» What is asked:
Shown below is a listing with pictures; reproduce exactly, and only, the lines between the ones containing "Clone this chart in Plotly." and "border_right = 0.996", inclusive, leaving the pictures out.

» Data provided:
——

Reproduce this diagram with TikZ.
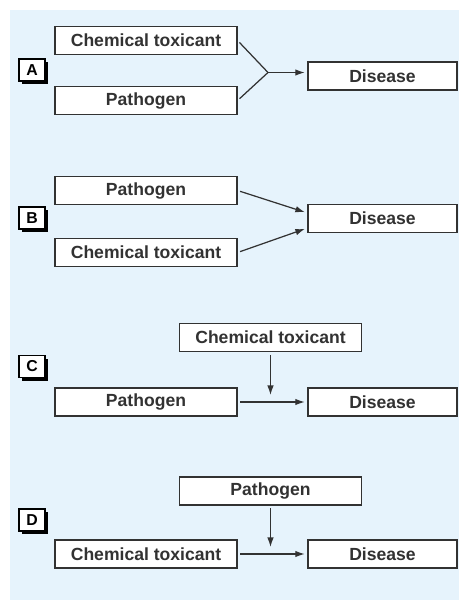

——

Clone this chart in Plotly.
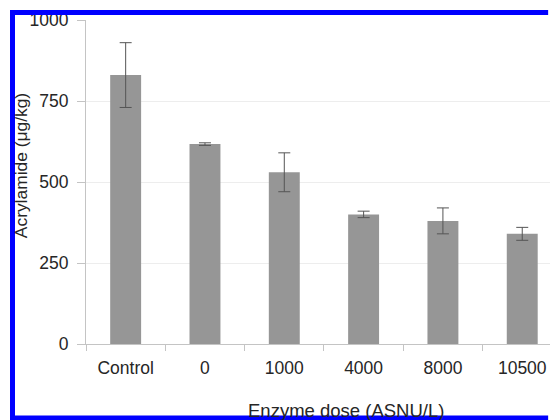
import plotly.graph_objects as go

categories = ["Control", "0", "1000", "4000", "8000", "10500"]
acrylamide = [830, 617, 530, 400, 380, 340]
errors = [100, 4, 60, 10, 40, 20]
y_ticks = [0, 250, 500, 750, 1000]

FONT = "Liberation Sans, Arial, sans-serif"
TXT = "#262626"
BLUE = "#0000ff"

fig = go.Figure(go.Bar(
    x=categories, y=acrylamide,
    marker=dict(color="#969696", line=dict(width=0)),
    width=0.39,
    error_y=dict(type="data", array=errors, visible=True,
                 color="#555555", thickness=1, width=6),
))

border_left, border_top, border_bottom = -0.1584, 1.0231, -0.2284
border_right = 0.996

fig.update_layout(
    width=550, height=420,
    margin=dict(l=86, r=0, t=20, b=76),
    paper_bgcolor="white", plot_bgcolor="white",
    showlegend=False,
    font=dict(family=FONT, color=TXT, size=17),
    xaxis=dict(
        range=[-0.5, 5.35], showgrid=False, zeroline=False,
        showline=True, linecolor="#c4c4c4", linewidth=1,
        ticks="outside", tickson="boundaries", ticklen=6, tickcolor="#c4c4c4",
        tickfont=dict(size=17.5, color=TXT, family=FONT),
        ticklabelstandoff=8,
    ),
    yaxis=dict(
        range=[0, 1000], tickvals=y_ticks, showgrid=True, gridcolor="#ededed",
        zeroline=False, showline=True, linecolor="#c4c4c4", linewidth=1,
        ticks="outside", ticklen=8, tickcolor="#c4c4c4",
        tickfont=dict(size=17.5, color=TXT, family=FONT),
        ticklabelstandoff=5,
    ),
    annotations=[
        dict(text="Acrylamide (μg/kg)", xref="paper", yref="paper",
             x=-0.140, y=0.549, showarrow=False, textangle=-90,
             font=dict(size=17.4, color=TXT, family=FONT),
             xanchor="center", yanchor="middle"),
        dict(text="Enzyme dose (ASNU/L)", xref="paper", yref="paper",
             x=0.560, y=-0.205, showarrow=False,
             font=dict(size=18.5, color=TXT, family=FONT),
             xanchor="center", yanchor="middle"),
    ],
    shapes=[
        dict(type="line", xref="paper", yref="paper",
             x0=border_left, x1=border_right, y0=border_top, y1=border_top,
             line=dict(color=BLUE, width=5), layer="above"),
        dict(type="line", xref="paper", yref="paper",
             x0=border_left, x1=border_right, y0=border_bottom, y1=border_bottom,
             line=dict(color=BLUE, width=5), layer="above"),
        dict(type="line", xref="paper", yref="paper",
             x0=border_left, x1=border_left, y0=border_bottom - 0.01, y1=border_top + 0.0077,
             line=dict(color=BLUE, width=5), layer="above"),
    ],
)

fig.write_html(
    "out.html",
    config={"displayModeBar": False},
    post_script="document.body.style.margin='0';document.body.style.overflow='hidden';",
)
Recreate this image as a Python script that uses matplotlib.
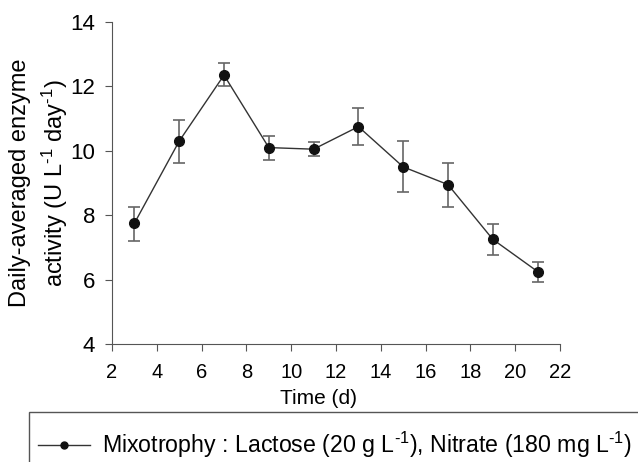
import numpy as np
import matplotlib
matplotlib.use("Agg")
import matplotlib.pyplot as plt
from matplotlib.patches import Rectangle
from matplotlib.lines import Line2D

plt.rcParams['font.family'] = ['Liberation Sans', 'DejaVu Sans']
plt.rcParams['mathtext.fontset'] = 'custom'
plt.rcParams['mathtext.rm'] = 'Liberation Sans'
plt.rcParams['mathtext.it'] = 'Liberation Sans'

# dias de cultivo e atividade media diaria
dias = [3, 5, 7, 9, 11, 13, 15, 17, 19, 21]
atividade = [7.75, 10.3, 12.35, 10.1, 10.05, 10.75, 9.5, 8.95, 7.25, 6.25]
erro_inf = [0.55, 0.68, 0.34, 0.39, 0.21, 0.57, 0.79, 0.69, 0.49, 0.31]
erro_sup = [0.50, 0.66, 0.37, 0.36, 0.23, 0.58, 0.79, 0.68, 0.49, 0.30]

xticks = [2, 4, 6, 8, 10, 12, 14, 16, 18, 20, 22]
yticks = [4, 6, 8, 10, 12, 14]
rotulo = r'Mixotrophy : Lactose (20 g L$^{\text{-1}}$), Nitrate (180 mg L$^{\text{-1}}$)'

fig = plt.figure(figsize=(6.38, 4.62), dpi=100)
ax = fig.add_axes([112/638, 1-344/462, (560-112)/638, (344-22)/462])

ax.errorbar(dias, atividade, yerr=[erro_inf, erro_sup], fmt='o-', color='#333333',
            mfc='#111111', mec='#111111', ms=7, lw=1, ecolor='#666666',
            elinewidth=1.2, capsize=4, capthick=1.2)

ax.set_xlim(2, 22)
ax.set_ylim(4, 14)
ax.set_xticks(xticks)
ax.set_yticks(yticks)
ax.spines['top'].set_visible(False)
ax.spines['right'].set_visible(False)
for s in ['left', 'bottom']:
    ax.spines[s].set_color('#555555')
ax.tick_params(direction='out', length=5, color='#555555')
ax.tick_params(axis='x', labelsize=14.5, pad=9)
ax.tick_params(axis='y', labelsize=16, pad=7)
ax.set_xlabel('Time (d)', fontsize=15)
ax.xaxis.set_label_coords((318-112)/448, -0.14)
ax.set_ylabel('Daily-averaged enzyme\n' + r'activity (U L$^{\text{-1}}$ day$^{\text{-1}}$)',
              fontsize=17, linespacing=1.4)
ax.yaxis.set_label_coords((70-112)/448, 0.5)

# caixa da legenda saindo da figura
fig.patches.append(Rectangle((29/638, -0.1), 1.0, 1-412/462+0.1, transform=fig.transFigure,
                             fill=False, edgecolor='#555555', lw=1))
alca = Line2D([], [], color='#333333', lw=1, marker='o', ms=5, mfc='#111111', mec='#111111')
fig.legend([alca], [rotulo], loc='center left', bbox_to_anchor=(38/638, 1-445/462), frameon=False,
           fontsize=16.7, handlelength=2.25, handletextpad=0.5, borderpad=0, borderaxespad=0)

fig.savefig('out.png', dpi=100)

——

» Answer in full:
Clone this chart in Plotly.
import plotly.graph_objects as go

categories = ["Control", "0", "1000", "4000", "8000", "10500"]
acrylamide = [830, 617, 530, 400, 380, 340]
errors = [100, 4, 60, 10, 40, 20]
y_ticks = [0, 250, 500, 750, 1000]

FONT = "Liberation Sans, Arial, sans-serif"
TXT = "#262626"
BLUE = "#0000ff"

fig = go.Figure(go.Bar(
    x=categories, y=acrylamide,
    marker=dict(color="#969696", line=dict(width=0)),
    width=0.39,
    error_y=dict(type="data", array=errors, visible=True,
                 color="#555555", thickness=1, width=6),
))

border_left, border_top, border_bottom = -0.1584, 1.0231, -0.2284
border_right = 0.996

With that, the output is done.